M1 (M1 SP) - More Weak Results Ahead
Maintain SELL post in-line 1Q17 results
- 1Q17 net profit (adjusted for one-off gain from fixed asset sale) fell 20% YoY to SGD34m, its weakest in six quarters.
- Mobile revenue and margins were weak as ARPUs were sacrificed for subscriber gains. Management would not commit on either guidance for profits and dividends beyond FY17 or a maximum gearing that it is comfortable with.
- The risk, in our view, is on the downside. The wild card lies in the on-going shareholder strategic reviews but our current position is to sell into any strength.
- DCF-based TP maintained at SGD1.75 (WACC 5.2%, LTG 0%).
1Q17 in line but weak
- Even before competition sets in, this is already M1’s sixth consecutive quarter of weaker earnings. 1Q17 net profit fell 15% YoY to SGD36.3m.

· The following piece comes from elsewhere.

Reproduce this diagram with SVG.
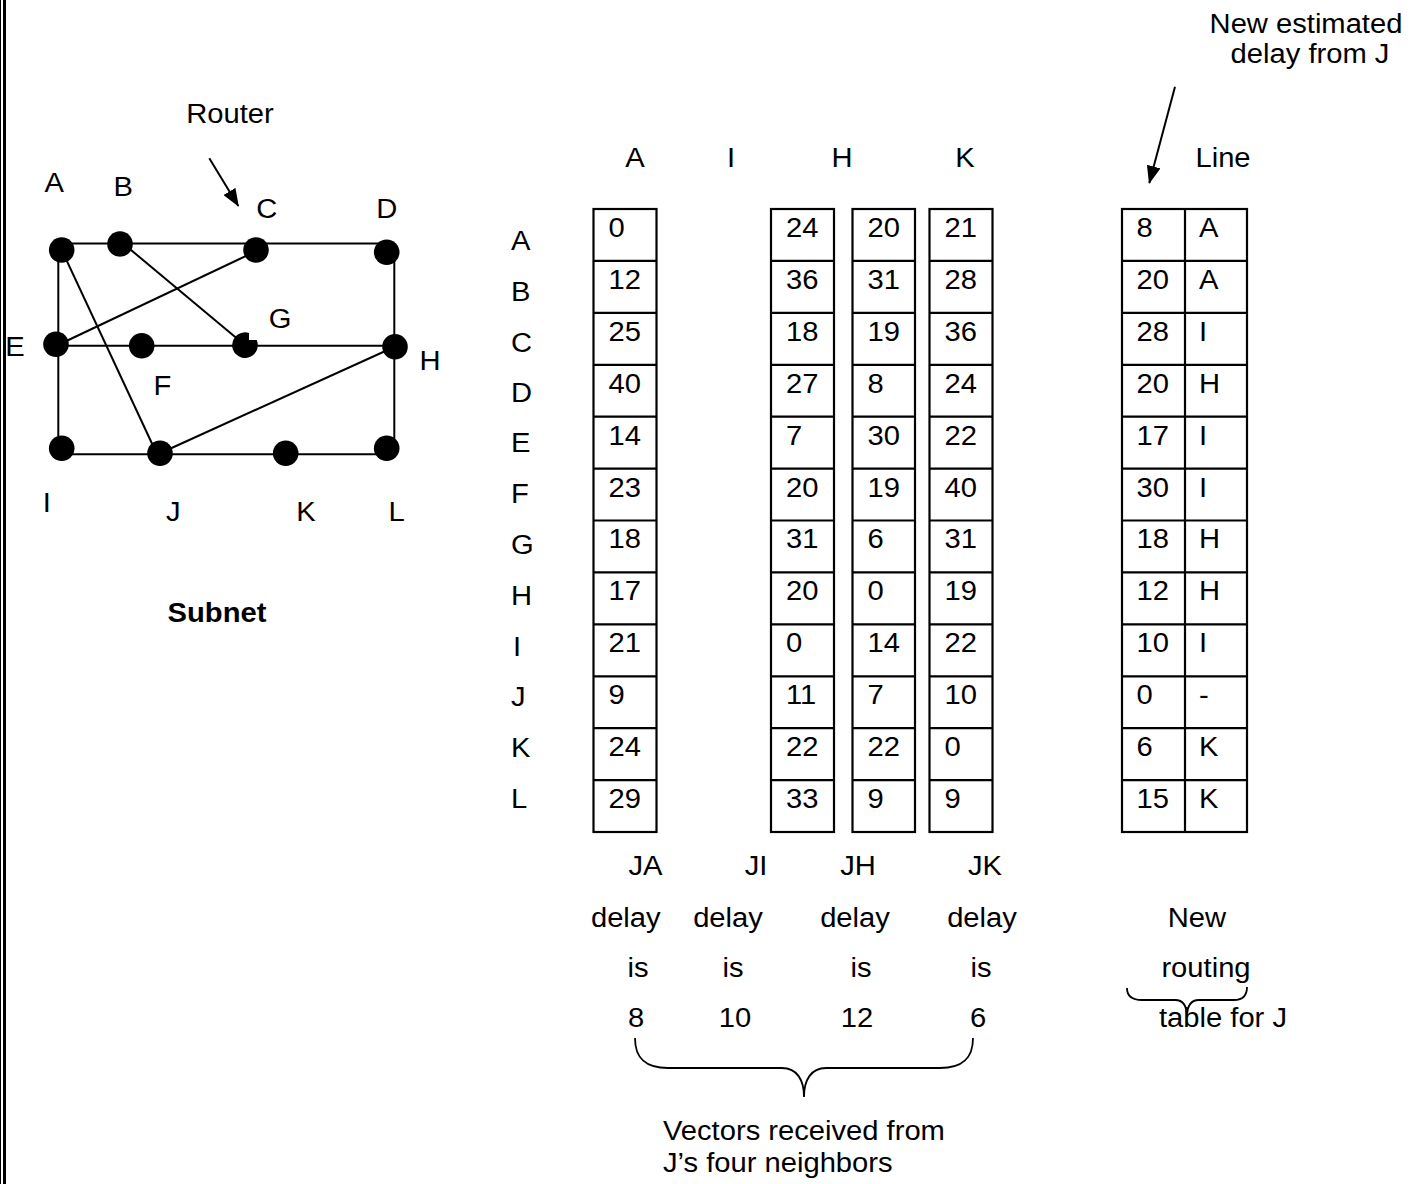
<svg xmlns="http://www.w3.org/2000/svg" width="1412" height="1184" viewBox="0 0 1412 1184">
<style>
text { font-family: "Liberation Sans", Arial, sans-serif; font-size: 27px; fill: #000; transform-box: fill-box; }
.s { transform-origin: left center; transform: scaleX(1.08); }
.m { text-anchor: middle; transform-origin: center; transform: scaleX(1.08); }
.b { font-weight: bold; }
.edge { stroke: #000; stroke-width: 2; fill: none; }
.cell { stroke: #000; stroke-width: 2.2; fill: none; }
.brace { stroke: #000; stroke-width: 1.8; fill: none; }
.node { fill: #000; }
</style>
<defs>
<marker id="ah" viewBox="0 0 18 14" refX="17" refY="7" markerWidth="18" markerHeight="14" markerUnits="userSpaceOnUse" orient="auto">
<path d="M0,0 L18,7 L0,14 Z" fill="#000"/>
</marker>
</defs>
<rect x="0" y="0" width="1412" height="1184" fill="#fff"/>
<!-- page border -->
<g id="border">
<line x1="0.5" y1="0" x2="0.5" y2="1184" stroke="#000" stroke-width="1"/>
<line x1="4.5" y1="0" x2="4.5" y2="1184" stroke="#000" stroke-width="3"/>
</g>

<!-- subnet connectors -->
<g id="connectors">
<line class="edge" x1="61.7" y1="243.5" x2="386.7" y2="243.5"/>
<line class="edge" x1="58.3" y1="250" x2="58.3" y2="448"/>
<line class="edge" x1="394.3" y1="252" x2="394.3" y2="448"/>
<line class="edge" x1="56" y1="345.7" x2="395" y2="345.7"/>
<line class="edge" x1="61.7" y1="454.3" x2="386.7" y2="454.3"/>
<line class="edge" x1="63.3" y1="253.3" x2="155" y2="450"/>
<line class="edge" x1="125" y1="245" x2="240" y2="341"/>
<line class="edge" x1="250" y1="254" x2="60" y2="344"/>
<line class="edge" x1="165" y1="451" x2="392" y2="348"/>
<line class="edge" x1="209.3" y1="158.3" x2="238.3" y2="206" marker-end="url(#ah)"/>
<line class="edge" x1="1175" y1="86.7" x2="1149.3" y2="183" marker-end="url(#ah)"/>
</g>

<!-- subnet nodes -->
<g id="node-A"><circle class="node" cx="61.7" cy="250" r="12.8"/><text class="m" x="54.3" y="192">A</text></g>
<g id="node-B"><circle class="node" cx="120" cy="244" r="12.8"/><text class="m" x="123.3" y="196.5">B</text></g>
<g id="node-C"><circle class="node" cx="256" cy="250" r="12.8"/><text class="m" x="266.7" y="218">C</text></g>
<g id="node-D"><circle class="node" cx="386.7" cy="252.3" r="12.8"/><text class="m" x="386.7" y="218">D</text></g>
<g id="node-E"><circle class="node" cx="56" cy="344.3" r="12.8"/><text class="m" x="15" y="356">E</text></g>
<g id="node-F"><circle class="node" cx="141.7" cy="345.7" r="12.8"/><text class="m" x="162.3" y="395">F</text></g>
<g id="node-G"><path class="node" d="M249,333 L249,340 L256.7,340 A12.8,12.8 0 1 1 249,333 Z"/><text class="m" x="280" y="328">G</text></g>
<g id="node-H"><circle class="node" cx="395" cy="346.7" r="12.8"/><text class="m" x="430" y="370">H</text></g>
<g id="node-I"><circle class="node" cx="61.7" cy="448.3" r="12.8"/><text class="m" x="46.8" y="512.5">I</text></g>
<g id="node-J"><circle class="node" cx="160" cy="453.3" r="12.8"/><text class="m" x="173.3" y="521.5">J</text></g>
<g id="node-K"><circle class="node" cx="285.7" cy="453.3" r="12.8"/><text class="m" x="306" y="521.5">K</text></g>
<g id="node-L"><circle class="node" cx="386.7" cy="448.3" r="12.8"/><text class="m" x="396.7" y="521.5">L</text></g>
<g id="router-label"><text class="m" x="230" y="123.3">Router</text></g>
<g id="subnet-label"><text class="m b" x="217" y="622">Subnet</text></g>

<!-- column headers -->
<g id="headers">
<text class="m" x="635" y="167">A</text>
<text class="m" x="731" y="167">I</text>
<text class="m" x="842" y="167">H</text>
<text class="m" x="965" y="167">K</text>
<text class="m" x="1223" y="167">Line</text>
<text class="m" x="1306" y="33">New estimated</text>
<text class="m" x="1310" y="63">delay from J</text>
</g>

<!-- row labels -->
<g id="row-labels">
<text class="s" x="511" y="250">A</text>
<text class="s" x="511" y="301">B</text>
<text class="s" x="511" y="352">C</text>
<text class="s" x="511" y="402">D</text>
<text class="s" x="511" y="452">E</text>
<text class="s" x="511" y="503">F</text>
<text class="s" x="511" y="554">G</text>
<text class="s" x="511" y="605">H</text>
<text class="s" x="513" y="656">I</text>
<text class="s" x="511" y="706">J</text>
<text class="s" x="511" y="757">K</text>
<text class="s" x="511" y="808">L</text>
</g>

<!-- vector from A -->
<g id="table-A">
<rect class="cell" x="593.5" y="209" width="63" height="623"/>
<path class="cell" d="M593.5,260.9H656.5M593.5,312.8H656.5M593.5,364.8H656.5M593.5,416.7H656.5M593.5,468.6H656.5M593.5,520.5H656.5M593.5,572.4H656.5M593.5,624.4H656.5M593.5,676.3H656.5M593.5,728.2H656.5M593.5,780.1H656.5"/>
<text class="s" x="608.5" y="237">0</text>
<text class="s" x="608.5" y="288.9">12</text>
<text class="s" x="608.5" y="340.8">25</text>
<text class="s" x="608.5" y="392.8">40</text>
<text class="s" x="608.5" y="444.7">14</text>
<text class="s" x="608.5" y="496.6">23</text>
<text class="s" x="608.5" y="548.5">18</text>
<text class="s" x="608.5" y="600.4">17</text>
<text class="s" x="608.5" y="652.4">21</text>
<text class="s" x="608.5" y="704.3">9</text>
<text class="s" x="608.5" y="756.2">24</text>
<text class="s" x="608.5" y="808.1">29</text>
</g>

<!-- vector from I -->
<g id="table-I">
<rect class="cell" x="771" y="209" width="63" height="623"/>
<path class="cell" d="M771,260.9H834M771,312.8H834M771,364.8H834M771,416.7H834M771,468.6H834M771,520.5H834M771,572.4H834M771,624.4H834M771,676.3H834M771,728.2H834M771,780.1H834"/>
<text class="s" x="786" y="237">24</text>
<text class="s" x="786" y="288.9">36</text>
<text class="s" x="786" y="340.8">18</text>
<text class="s" x="786" y="392.8">27</text>
<text class="s" x="786" y="444.7">7</text>
<text class="s" x="786" y="496.6">20</text>
<text class="s" x="786" y="548.5">31</text>
<text class="s" x="786" y="600.4">20</text>
<text class="s" x="786" y="652.4">0</text>
<text class="s" x="786" y="704.3">11</text>
<text class="s" x="786" y="756.2">22</text>
<text class="s" x="786" y="808.1">33</text>
</g>

<!-- vector from H -->
<g id="table-H">
<rect class="cell" x="852.5" y="209" width="62.5" height="623"/>
<path class="cell" d="M852.5,260.9H915M852.5,312.8H915M852.5,364.8H915M852.5,416.7H915M852.5,468.6H915M852.5,520.5H915M852.5,572.4H915M852.5,624.4H915M852.5,676.3H915M852.5,728.2H915M852.5,780.1H915"/>
<text class="s" x="867.5" y="237">20</text>
<text class="s" x="867.5" y="288.9">31</text>
<text class="s" x="867.5" y="340.8">19</text>
<text class="s" x="867.5" y="392.8">8</text>
<text class="s" x="867.5" y="444.7">30</text>
<text class="s" x="867.5" y="496.6">19</text>
<text class="s" x="867.5" y="548.5">6</text>
<text class="s" x="867.5" y="600.4">0</text>
<text class="s" x="867.5" y="652.4">14</text>
<text class="s" x="867.5" y="704.3">7</text>
<text class="s" x="867.5" y="756.2">22</text>
<text class="s" x="867.5" y="808.1">9</text>
</g>

<!-- vector from K -->
<g id="table-K">
<rect class="cell" x="929.5" y="209" width="63" height="623"/>
<path class="cell" d="M929.5,260.9H992.5M929.5,312.8H992.5M929.5,364.8H992.5M929.5,416.7H992.5M929.5,468.6H992.5M929.5,520.5H992.5M929.5,572.4H992.5M929.5,624.4H992.5M929.5,676.3H992.5M929.5,728.2H992.5M929.5,780.1H992.5"/>
<text class="s" x="944.5" y="237">21</text>
<text class="s" x="944.5" y="288.9">28</text>
<text class="s" x="944.5" y="340.8">36</text>
<text class="s" x="944.5" y="392.8">24</text>
<text class="s" x="944.5" y="444.7">22</text>
<text class="s" x="944.5" y="496.6">40</text>
<text class="s" x="944.5" y="548.5">31</text>
<text class="s" x="944.5" y="600.4">19</text>
<text class="s" x="944.5" y="652.4">22</text>
<text class="s" x="944.5" y="704.3">10</text>
<text class="s" x="944.5" y="756.2">0</text>
<text class="s" x="944.5" y="808.1">9</text>
</g>

<!-- new routing table for J -->
<g id="table-J">
<rect class="cell" x="1122" y="209" width="125" height="623"/>
<line class="cell" x1="1185" y1="209" x2="1185" y2="832"/>
<path class="cell" d="M1122,260.9H1247M1122,312.8H1247M1122,364.8H1247M1122,416.7H1247M1122,468.6H1247M1122,520.5H1247M1122,572.4H1247M1122,624.4H1247M1122,676.3H1247M1122,728.2H1247M1122,780.1H1247"/>
<text class="s" x="1136.5" y="237">8</text>
<text class="s" x="1136.5" y="288.9">20</text>
<text class="s" x="1136.5" y="340.8">28</text>
<text class="s" x="1136.5" y="392.8">20</text>
<text class="s" x="1136.5" y="444.7">17</text>
<text class="s" x="1136.5" y="496.6">30</text>
<text class="s" x="1136.5" y="548.5">18</text>
<text class="s" x="1136.5" y="600.4">12</text>
<text class="s" x="1136.5" y="652.4">10</text>
<text class="s" x="1136.5" y="704.3">0</text>
<text class="s" x="1136.5" y="756.2">6</text>
<text class="s" x="1136.5" y="808.1">15</text>
<text class="s" x="1199" y="237">A</text>
<text class="s" x="1199" y="288.9">A</text>
<text class="s" x="1199" y="340.8">I</text>
<text class="s" x="1199" y="392.8">H</text>
<text class="s" x="1199" y="444.7">I</text>
<text class="s" x="1199" y="496.6">I</text>
<text class="s" x="1199" y="548.5">H</text>
<text class="s" x="1199" y="600.4">H</text>
<text class="s" x="1199" y="652.4">I</text>
<text class="s" x="1199" y="704.3">-</text>
<text class="s" x="1199" y="756.2">K</text>
<text class="s" x="1199" y="808.1">K</text>
</g>

<!-- delay captions -->
<g id="delays">
<text class="m" x="645.5" y="875">JA</text>
<text class="m" x="756" y="875">JI</text>
<text class="m" x="858" y="875">JH</text>
<text class="m" x="985" y="875">JK</text>
<text class="m" x="625.8" y="926.7">delay</text>
<text class="m" x="728" y="926.7">delay</text>
<text class="m" x="855" y="926.7">delay</text>
<text class="m" x="982" y="926.7">delay</text>
<text class="m" x="638" y="976.7">is</text>
<text class="m" x="733" y="976.7">is</text>
<text class="m" x="861" y="976.7">is</text>
<text class="m" x="981" y="976.7">is</text>
<text class="m" x="636" y="1026.7">8</text>
<text class="m" x="735" y="1026.7">10</text>
<text class="m" x="857" y="1026.7">12</text>
<text class="m" x="978" y="1026.7">6</text>
</g>

<g id="vectors-brace">
<path class="brace" d="M635,1038 C635,1058 645,1068 668,1068 L782,1068 C797,1068 804,1080 804,1097 C804,1080 811,1068 826,1068 L940,1068 C963,1068 973,1058 973,1038"/>
<text class="s" x="663" y="1140">Vectors received from</text>
<text class="s" x="663" y="1172">J’s four neighbors</text>
</g>

<g id="routing-brace">
<text class="m" x="1197" y="926.7">New</text>
<text class="m" x="1206" y="976.7">routing</text>
<text class="m" x="1223" y="1026.7">table for J</text>
<path class="brace" d="M1127,988 C1127,996 1132,1000 1142,1000 L1175,1000 C1183,1000 1187,1006 1187,1017 C1187,1006 1191,1000 1199,1000 L1234,1000 C1243,1000 1247,995 1247,987"/>
</g>
</svg>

- Excluding a SGD2.4m gain from fixed asset disposal, net profit fell 20% YoY to SGD34m or 24% of our full-year forecast.
- Mobile revenue fell 3.6% YoY as M1 sacrificed ARPUs for subscriber gains.
- EBITDA margin, below 40% for three quarters now, rose QoQ but still has to contend with two big handset launches this year (Samsung S8 last month, iPhone 8 in Sep).
Circumspect on guidance
- M1 did not guide on full-year profits.
- Also, its 80% dividend payout is valid for FY17 only, not surprisingly as it will only need to pay SGD20m for spectrum this year while another SGD188m will come due after FY17. We have assumed a 50/50 split in FY18/19.
- Management would also not commit on the maximum gearing it is comfortable with. We are assuming 2x net debt/EBITDA but that still implies it will need to lower FY18/19 dividend payouts to 50% to keep gearing below that.
Ownership changes the wild card
- All three of M1’s major shareholders are conducting strategic reviews of their stakes.
- In our view, the process will be hampered by the imminent shakeup of the industry, which is well-known by now, and the sale value will have to reflect the challenges ahead. The possibility of a wild card emerging is always possible, but our current position would be to sell the stock into any strength.
- Formulation of ways to differentiate itself permanently, easing marginalisation concerns.
- Major shareholders’ strategic reviews lead to a positive change in ownership profile.
- Unable to maintain 80% payouts if it needs to pay more for spectrum or network investments.
- Subscriber churns rise as users decide they need more than mobile and broadband.